JPEGmini Promises 5x The Compression Without Degrading Photos Any Further
JPEG has been the web's chosen image format since its inception, but a new compression algorithm promises better quality without more bytes
Nobody’s going to argue that JPEG is the perfect image format. It can be severely lacking in quality, especially with higher levels of compression used. However, the small sizes it creates and the ubiquity of the format makes it the de facto for viewing photos, both online and off. A new group has promised an overhaul of the JPEG, offering similar quality levels, but with massively reduced file sizes. Dubbed JPEGmini the sample images they’re providing offer a five-fold decrease in size.

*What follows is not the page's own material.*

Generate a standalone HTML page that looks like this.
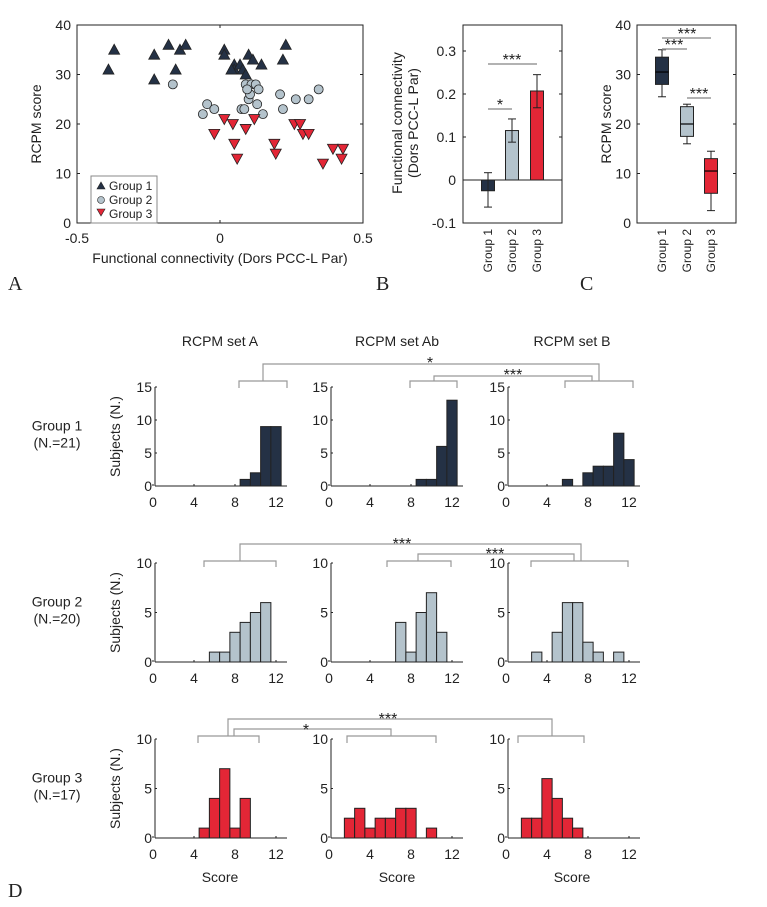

The JPEGmini’s website provides a rather gorgeous little tool to compare their compression to the default, but would be easy enough to fake. So to please all of us pixel-peepers, you can download the original and resized versions of the images, or try it on your own files. From our own looking at the comparisons, you’ll be very hard pressed to find any quality differences, even at 100% zoom. For now there are no limits on how many files you can convert, but you’ll need a free account to run image batches through the service.
The way JPEGmini works is by scanning the image using a quality detector that mimics the way that humans see images, and then it compresses in ways that won’t create visible artifacts. By calculating how much compression they can use without visually warping the image, JPEGmini can significantly reduce file sizes.
The best part is that the resulting files are completely JPEG compatible, so they can be viewed on just about any device on the planet.
If you want a more technical look at how this new technology will work, you can check out their information page or an interesting interview with Megapixel.co.il where they discuss the nitty gritty of how they calculate at what point the compression will become visual, and how to stop just before then.
There are some diminishing returns with JPEGmini. The larger the image, the greater the advantage, with shots 8MP and up receiving the most compression, and those at VGA resolution only shaving off around 10% of their size.